Sensory Integration in the Classroom
3 Ways to Introduce Sensory Integration Activities in the Classroom
Brenna Leah Cashman (BHSc) is a member of the International Organization of Nutritional Consultants and a professional counselor, registered holistic nutritionist and herbalist with over 10 years of experience working with families. She writes about family health and nutrition.
1. Fidget, Wiggle and Jump: How to Encourage Better Classroom Skills
The classroom can often be a challenging environment for a child with sensory integration dysfunction. Teachers can improve these students’ comfort and behavior through the use of sensory integration activities. The activities are aimed at improving a child’s ability to concentrate, remain calm and stay still. Many children have difficulty staying still all day even when they don’t have any sensory deficits. Problems with sensory integration can make sitting still even more challenging.

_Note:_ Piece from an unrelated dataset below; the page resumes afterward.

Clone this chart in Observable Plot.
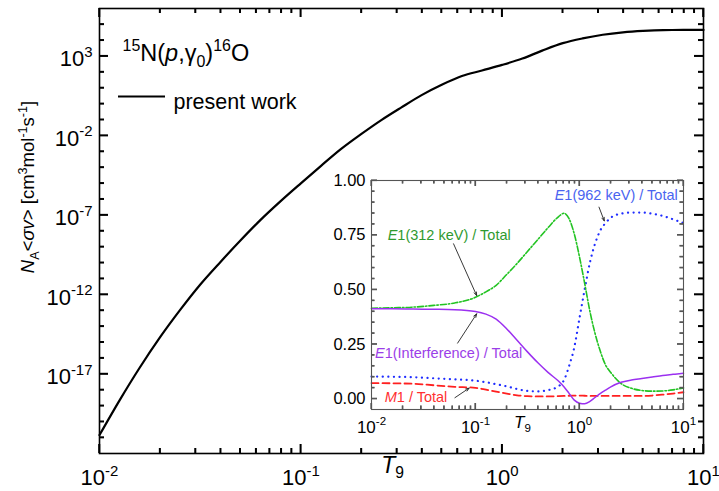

Teachers can implement several strategies to address this issue. An inflated seat cushion is often helpful in providing a little movement without having the child move around too much. The natural bounce that these cushions provide gives your child the feeling of movement and enables him to sit still for longer stretches.
Most children also enjoy the opportunity to get out of their seat and go on classroom errands or hand out worksheets to the other students. Teachers can really help these students by finding appropriate tasks that involve movement and activity throughout the school day. It is also great when all the students can be given time to stretch, do jumping jacks or just move around a little between lessons.
For children who fidget a lot, special fidget toys can be helpful. Hand exercisers, stress balls and other non-distracting hand-held items can contain the fidgeting and prevent it from getting out of control. Stores that carry teaching supplies frequently carry a selection of fidget toys that are appropriate for use in the classroom.
2. Schoolwork and Sensory Integration
Teachers can further help their students by recognizing their special needs and modifying their programs accordingly. Does your child have difficulty following instructions? Perhaps the teacher can provide both oral and written instructions. Pictorial instructions might also help. Having the child repeat the directions is a good way of making sure that the instructions were heard and understood.
Your child might also lack organizational skills and have difficulty remembering homework and assignments. Teachers can help by packing the child’s schoolbag or providing a second set of textbooks to keep at home.
For children who do poorly on tests or written assignments, some other modifications might be required. Some children benefit from being given extra time. Others may do better when they take tests in a quiet room away from distractions or are given the opportunity to dictate their answers or use a computer to type written work.
3. Improving Student Participation
Children with sensory integration deficits are often challenging students. It may seem that they act up a lot or don’t participate well. These students generally do better when they have few distractions and more opportunities for physical activity. Activities that involve role playing, building models, lab work and field trips are usually more successful. This may not always be practical, but whenever possible, these types of activities will be beneficial.
You can also help by limiting distractions in the classroom. Finding a seat away from windows, doors, direct sunlight and other distractions is important. Your child will probably do best near the teacher where there is less visual stimulation and the teacher can keep a closer eye on his progress.
Teachers can also increase classroom success by using well-designed visuals such as maps, charts and pictures. Children process information better when it is well organized and clearly displayed. Using different colors to organize information is good. Overheads, pictorial worksheets and use of the blackboard can help improve your child’s comprehension.